No area has become more challenging in compliance than continuous improvement. The 2012 FCPA Guidance specified that “a good compliance program should constantly evolve. A company’s business changes over time, as do the environments in which it operates, the nature of its custom­ers, the laws that govern its actions, and the standards of its industry. In addition, compliance programs that do not just exist on paper but are followed in practice will inevitably uncover compliance weaknesses and require enhancements. Consequently, DoJ and SEC evaluate whether companies regularly review and improve their compliance programs and not allow them to become stale.”

This was supplemented in the Evaluation of Corporate Compliance Programs with the following area of inquiry under Prong 9 Evolving Updates – How often has the company updated its risk assessments and reviewed its compliance policies, procedures, and practices? What steps has the company taken to determine whether policies/procedures/practices make sense for particular business segments/subsidiaries? 

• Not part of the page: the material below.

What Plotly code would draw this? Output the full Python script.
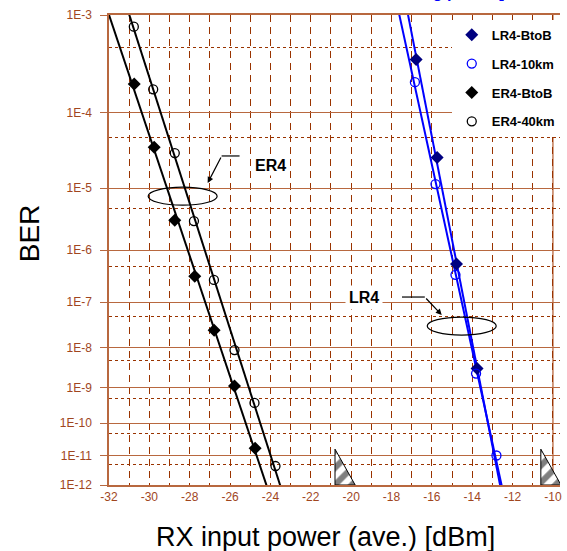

Continuous improvement requires that you not only audit but also monitor whether employees are staying with the compliance program. In addition to the language set out in the 2012 FCPA Guidance and Evaluation, two of the seven compliance elements in the U.S. Sentencing Guidelines call for companies to monitor, audit, and respond quickly to allegations of misconduct. These three activities are key components enforcement officials look for when determining whether companies maintain adequate oversight of their compliance programs.

One tool that is extremely useful in the continuous improvement cycle is ongoing monitoring. Monitoring is a commitment to reviewing and detecting compliance variances in real time and then reacting quickly to remediate them. A primary goal of monitoring is to identify and address gaps in your program on a regular and consistent basis across a wide spectrum of data and information. It differs from auditing, which is a very deep dive with a much narrower focus.

Your compliance program should use ongoing monitoring to both evaluate and improve your regime going forward. Finally, do not forget the mantra of document, document, document.